Si le nom de Damu The Fudgemunk ne vous dit absolument rien, vous avez peut être en revanche déjà du écouter le fruit de son travail, notamment sur l’excellent Travel At Your Own Place de Y Society (2007), ou sur les différents projets de Panacea. Producteur extrêmement discret à l’allure nonchalante, ce natif de Washington D.C est devenu au fil du temps un expert en matière de sonorités rap 90’s et de jazz cotonneux. Lorsque ce dernier ne se trouve pas parqué entre les quatre murs de son studio, c’est dans les rues bondées de New York qu’il trouve son second terrain de jeu pour des exhibitions musicales qui confèrent presque au happening.
C’est alors seul au milieu de la foule, accompagné de ses Technics et de sa MPC jonchée de disquettes colorées, que la moitié de Y Society diffuse avec hâte quelques titres épars de son nouveau projet How It Should Sound vol.1&2, qui regroupe des instrumentaux inédits réalisés entre 2003 et 2008.
Loin de la simple compilation de chutes de studio, ce nouvel opus confirme tout le bien que l’on pensait de ce producteur de l’ombre. Sa musique à la fois synthétique et mélodieuse offre une riche palette de sonorités jazz élaborées sur une structure boom bap solide et bien sentie. Les deux volumes respectent ainsi un équilibre qualitatif au point de rendre difficile toute préférence pour l’un ou pour l’autre. Proche de ce que pouvait offrir un Pete Rock au milieu des années 1990 (cf. Lost & Found), les productions s’enchaînent avec une régularité étonnante, évitant avec brio l’écueil de la compil’ « fourre-tout » totalement incohérente.
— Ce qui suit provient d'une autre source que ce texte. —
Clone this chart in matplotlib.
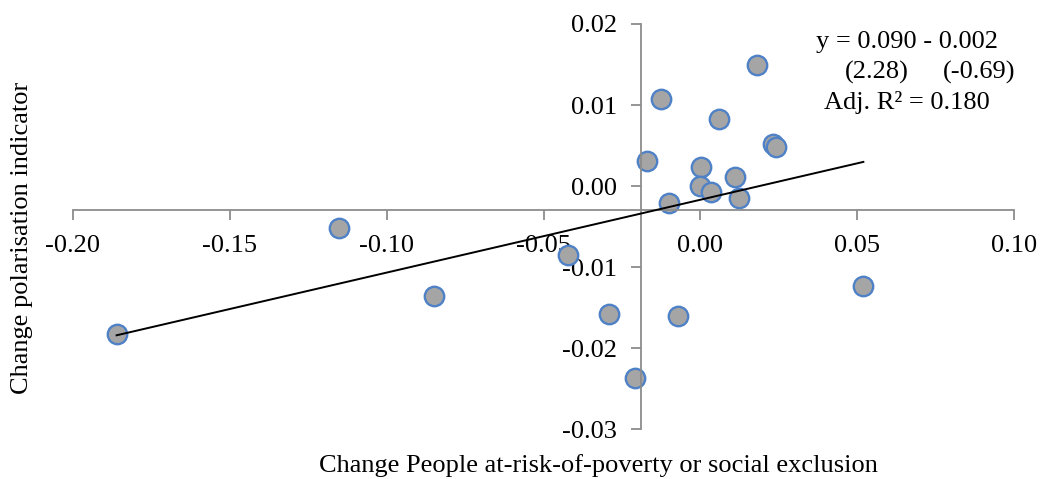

Car en fin limier, Damu s’est engagé depuis ses débuts sur une ligne artistique nette et précise, d’où la présence prépondérante du jazz insufflée à cette sélection de haute prestation et que l’on retrouve sur des morceaux de choix tels que « Another Introduction », « Judgement Day », « Figment », ou le doucereux « Straight From The Harp ». L’auditeur pourra alors gouter aux plaisirs de l’égarement musical sans risquer la moindre fausse note.
Que l’on découvre ou non cet artiste méconnu, le résultat reste inchangé. Damu The Fudgemunk nous dégotte ici un melting-pot savoureux, sorte de madeleine proustienne qui nous ramène au début des années 1990, à une époque où le rap-jazz devenait une véritable branche spécifique du rap. C’est donc sans risque mais avec une approche intelligente pleine de panache que How It Should Sound prend la forme d’un revival généreux qui ravira les amateurs du genre. A posséder absolument.